» Written problem
Extract the whole listing as it stands. Do not include the pictures.
::::
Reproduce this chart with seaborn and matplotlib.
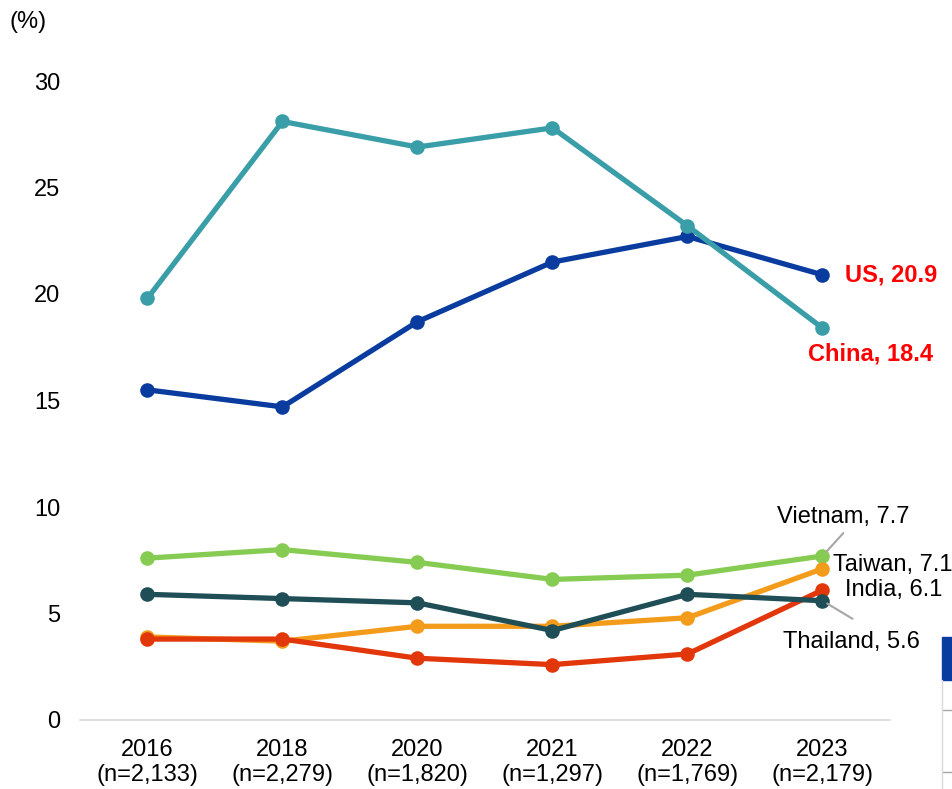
import matplotlib
matplotlib.use("Agg")
import matplotlib.pyplot as plt
import seaborn as sns
import pandas as pd
from matplotlib.patches import Rectangle
from matplotlib.lines import Line2D

years = ["2016", "2018", "2020", "2021", "2022", "2023"]
sample_sizes = ["2,133", "2,279", "1,820", "1,297", "1,769", "2,179"]

china = [19.8, 28.1, 26.9, 27.8, 23.2, 18.4]
us = [15.5, 14.7, 18.7, 21.5, 22.7, 20.9]
vietnam = [7.6, 8.0, 7.4, 6.6, 6.8, 7.7]
thailand = [5.9, 5.7, 5.5, 4.2, 5.9, 5.6]
taiwan = [3.9, 3.7, 4.4, 4.4, 4.8, 7.1]
india = [3.8, 3.8, 2.9, 2.6, 3.1, 6.1]

series = {
    "Vietnam": (vietnam, "#86CB52"),
    "Taiwan": (taiwan, "#F39C1C"),
    "India": (india, "#E2370A"),
    "Thailand": (thailand, "#1F4E56"),
    "US": (us, "#0A3C9F"),
    "China": (china, "#3A9EA8"),
}

rows = []
for name, (vals, _) in series.items():
    for i, v in enumerate(vals):
        rows.append({"idx": i, "value": v, "country": name})
df = pd.DataFrame(rows)

sns.set_style("white")
plt.rcParams["font.family"] = ["Liberation Sans", "DejaVu Sans"]
plt.rcParams["text.color"] = "black"
plt.rcParams["xtick.color"] = "black"
plt.rcParams["ytick.color"] = "black"
FS = 17

fig = plt.figure(figsize=(9.53, 7.89), dpi=100)
ax = fig.add_axes([80 / 953, 1 - 720 / 789, 810 / 953, (720 - 81) / 789])

for name, (vals, color) in series.items():
    sns.lineplot(data=df[df["country"] == name], x="idx", y="value", ax=ax,
                 color=color, linewidth=3.8, marker="o", markersize=10.5,
                 markeredgewidth=0, legend=False)

ax.set_xlim(-0.5, 5.5)
ax.set_ylim(0, 30)
ax.set_yticks(range(0, 31, 5))
ax.set_xticks(range(len(years)))
ax.set_xticklabels([f"{y}\n(n={n})" for y, n in zip(years, sample_sizes)],
                   fontsize=FS, linespacing=1.15)
ax.tick_params(axis="y", labelsize=FS, length=0, pad=14, labelcolor="black")
ax.tick_params(axis="x", length=0, pad=14, labelcolor="black")
ax.set_xlabel("")
ax.set_ylabel("")
for s in ["top", "right", "left"]:
    ax.spines[s].set_visible(False)
ax.spines["bottom"].set_color("#D9D9D9")
ax.spines["bottom"].set_linewidth(1.2)

fig.text(10 / 953, 1 - 22 / 789, "(%)", fontsize=FS, va="center", ha="left",
         color="black")

# End-of-line labels
last = len(years) - 1
ax.annotate(f"US, {us[-1]}", xy=(last, us[-1]), xytext=(16.5, 0),
            textcoords="offset points", color="#FF0000", fontsize=FS,
            fontweight="bold", va="center", ha="left")
ax.annotate(f"China, {china[-1]}", xy=(last, china[-1]), xytext=(34.5, -19),
            textcoords="offset points", color="#FF0000", fontsize=FS,
            fontweight="bold", va="center", ha="center")
ax.annotate(f"Vietnam, {vietnam[-1]}", xy=(last, vietnam[-1]), xytext=(15, 28),
            textcoords="offset points", fontsize=FS, va="center", ha="center",
            color="black")
ax.annotate(f"Taiwan, {taiwan[-1]}", xy=(last, taiwan[-1]), xytext=(7.5, 3),
            textcoords="offset points", fontsize=FS, va="center", ha="left",
            color="black")
ax.annotate(f"India, {india[-1]}", xy=(last, india[-1]), xytext=(16.5, 0),
            textcoords="offset points", fontsize=FS, va="center", ha="left",
            color="black")
ax.annotate(f"Thailand, {thailand[-1]}", xy=(last, thailand[-1]), xytext=(20.5, -29.5),
            textcoords="offset points", fontsize=FS, va="center", ha="center",
            color="black")

# Leader lines for the crowded labels
leader = dict(arrowstyle="-", color="#A6A6A6", lw=1.5, shrinkA=0, shrinkB=4)
ax.annotate("", xy=(last, vietnam[-1]), xytext=(15, 16.5),
            textcoords="offset points", arrowprops=leader)
ax.annotate("", xy=(last, thailand[-1]), xytext=(21.6, -13),
            textcoords="offset points", arrowprops=leader)

# Edge of the neighbouring table panel
fig.patches.append(Rectangle((942 / 953, 1 - 680 / 789), 11 / 953, 43 / 789,
                             transform=fig.transFigure, color="#0A3C9F"))
for yy in (710, 772):
    fig.lines.append(Line2D([942 / 953, 1], [1 - yy / 789] * 2,
                            transform=fig.transFigure, color="#A6A6A6", lw=1))
fig.lines.append(Line2D([942 / 953] * 2, [0, 1 - 680 / 789],
                        transform=fig.transFigure, color="#D9D9D9", lw=1))

fig.savefig("out.png", dpi=100)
::::
» Completed task
Reproduce this chart with seaborn and matplotlib.
import matplotlib
matplotlib.use("Agg")
import matplotlib.pyplot as plt
import seaborn as sns
import pandas as pd
from matplotlib.patches import Rectangle
from matplotlib.lines import Line2D

years = ["2016", "2018", "2020", "2021", "2022", "2023"]
sample_sizes = ["2,133", "2,279", "1,820", "1,297", "1,769", "2,179"]

china = [19.8, 28.1, 26.9, 27.8, 23.2, 18.4]
us = [15.5, 14.7, 18.7, 21.5, 22.7, 20.9]
vietnam = [7.6, 8.0, 7.4, 6.6, 6.8, 7.7]
thailand = [5.9, 5.7, 5.5, 4.2, 5.9, 5.6]
taiwan = [3.9, 3.7, 4.4, 4.4, 4.8, 7.1]
india = [3.8, 3.8, 2.9, 2.6, 3.1, 6.1]

series = {
    "Vietnam": (vietnam, "#86CB52"),
    "Taiwan": (taiwan, "#F39C1C"),
    "India": (india, "#E2370A"),
    "Thailand": (thailand, "#1F4E56"),
    "US": (us, "#0A3C9F"),
    "China": (china, "#3A9EA8"),
}

rows = []
for name, (vals, _) in series.items():
    for i, v in enumerate(vals):
        rows.append({"idx": i, "value": v, "country": name})
df = pd.DataFrame(rows)

sns.set_style("white")
plt.rcParams["font.family"] = ["Liberation Sans", "DejaVu Sans"]
plt.rcParams["text.color"] = "black"
plt.rcParams["xtick.color"] = "black"
plt.rcParams["ytick.color"] = "black"
FS = 17

fig = plt.figure(figsize=(9.53, 7.89), dpi=100)
ax = fig.add_axes([80 / 953, 1 - 720 / 789, 810 / 953, (720 - 81) / 789])

for name, (vals, color) in series.items():
    sns.lineplot(data=df[df["country"] == name], x="idx", y="value", ax=ax,
                 color=color, linewidth=3.8, marker="o", markersize=10.5,
                 markeredgewidth=0, legend=False)

ax.set_xlim(-0.5, 5.5)
ax.set_ylim(0, 30)
ax.set_yticks(range(0, 31, 5))
ax.set_xticks(range(len(years)))
ax.set_xticklabels([f"{y}\n(n={n})" for y, n in zip(years, sample_sizes)],
                   fontsize=FS, linespacing=1.15)
ax.tick_params(axis="y", labelsize=FS, length=0, pad=14, labelcolor="black")
ax.tick_params(axis="x", length=0, pad=14, labelcolor="black")
ax.set_xlabel("")
ax.set_ylabel("")
for s in ["top", "right", "left"]:
    ax.spines[s].set_visible(False)
ax.spines["bottom"].set_color("#D9D9D9")
ax.spines["bottom"].set_linewidth(1.2)

fig.text(10 / 953, 1 - 22 / 789, "(%)", fontsize=FS, va="center", ha="left",
         color="black")

# End-of-line labels
last = len(years) - 1
ax.annotate(f"US, {us[-1]}", xy=(last, us[-1]), xytext=(16.5, 0),
            textcoords="offset points", color="#FF0000", fontsize=FS,
            fontweight="bold", va="center", ha="left")
ax.annotate(f"China, {china[-1]}", xy=(last, china[-1]), xytext=(34.5, -19),
            textcoords="offset points", color="#FF0000", fontsize=FS,
            fontweight="bold", va="center", ha="center")
ax.annotate(f"Vietnam, {vietnam[-1]}", xy=(last, vietnam[-1]), xytext=(15, 28),
            textcoords="offset points", fontsize=FS, va="center", ha="center",
            color="black")
ax.annotate(f"Taiwan, {taiwan[-1]}", xy=(last, taiwan[-1]), xytext=(7.5, 3),
            textcoords="offset points", fontsize=FS, va="center", ha="left",
            color="black")
ax.annotate(f"India, {india[-1]}", xy=(last, india[-1]), xytext=(16.5, 0),
            textcoords="offset points", fontsize=FS, va="center", ha="left",
            color="black")
ax.annotate(f"Thailand, {thailand[-1]}", xy=(last, thailand[-1]), xytext=(20.5, -29.5),
            textcoords="offset points", fontsize=FS, va="center", ha="center",
            color="black")

# Leader lines for the crowded labels
leader = dict(arrowstyle="-", color="#A6A6A6", lw=1.5, shrinkA=0, shrinkB=4)
ax.annotate("", xy=(last, vietnam[-1]), xytext=(15, 16.5),
            textcoords="offset points", arrowprops=leader)
ax.annotate("", xy=(last, thailand[-1]), xytext=(21.6, -13),
            textcoords="offset points", arrowprops=leader)

# Edge of the neighbouring table panel
fig.patches.append(Rectangle((942 / 953, 1 - 680 / 789), 11 / 953, 43 / 789,
                             transform=fig.transFigure, color="#0A3C9F"))
for yy in (710, 772):
    fig.lines.append(Line2D([942 / 953, 1], [1 - yy / 789] * 2,
                            transform=fig.transFigure, color="#A6A6A6", lw=1))
fig.lines.append(Line2D([942 / 953] * 2, [0, 1 - 680 / 789],
                        transform=fig.transFigure, color="#D9D9D9", lw=1))

fig.savefig("out.png", dpi=100)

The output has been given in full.